McClatchy-Tribune News Service
‘Dealin’ with Idiots,’ with Jeff Garlin, Nia Vardalos, Gina Gershon, J.B. Smoove, Fred Willard, Jami Gertz, Richard Kind. Directed by Garlin, from a screenplay by Garlin and Peter Murrieta. 83 minutes. Not rated; for mature audiences (contains profanity). Sundance Cinemas.
Comedian Jeff Garlin’s laid-back style is much in evidence in his new comedy, “Dealin’ with Idiots.” Most of the film, which he directed and co-wrote, has him reacting — UNDER-reacting — to the idiots of the film’s title. They’re Little League parents, coaches and a league commissioner named “Commissioner Gordon.”

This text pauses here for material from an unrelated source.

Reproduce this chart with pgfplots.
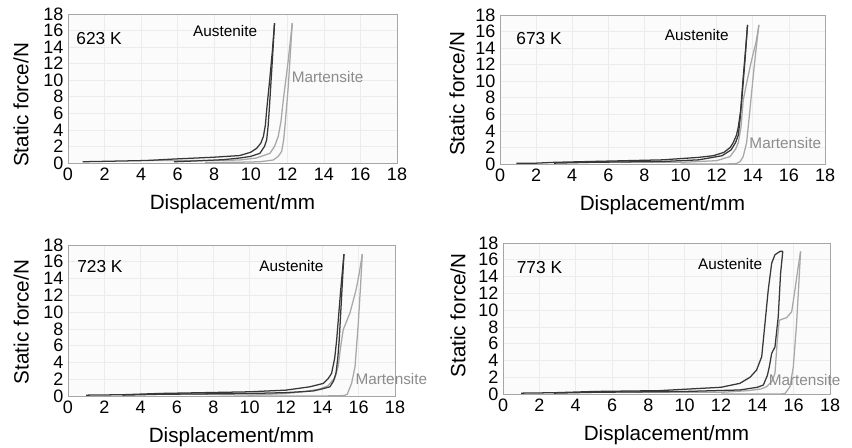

They toss tantrums, make threats, are inexplicably rude to each other and build their lives around idiotic rules, “structure” and micromanaging their little darlings — the players.
Sounds like a movie to stand-up comic Max Morris (Garlin). He starts questioning one and all, gathering material for a screenplay. Max tries to hold back, tries to avoid taking every punchline they set him up for, tries not to have his feelings hurt.
“You’re a comedian, huh?”
“I AM a comedian.”
“Not a very popular one.”
Max, whose wife (Nia Vardalos) tries to talk him out of this, takes a peek into the crumbling world of an oft-married deadbeat dad (Fred Willard) and a bickering lesbian couple (Gina Gershon and Kerri Kenney). Jami Gertz plays another in a long line of rules-bound martinets; Richard Kind is cast as yet another shlub trapped under her thumb. J.B. Smoove is the lady-hustling coach who ignores the kids. Bob Odenkirk is the real manager — actually a printing-shop manager — who probably should ignore the kids, for their own good.
And Max just takes it all in, trying not to comment, venting only to his wife.
“What is WRONG with these people? What are they missing in their lives that makes them act like idiots?”
Max (and Garlin) figure it out. Maybe with a little help from the ghost of Max’s ball-coach dad (Timothy Olyphant). And that’s when this slight and droll comedy pays off, with an ending that is anything but “laid back.”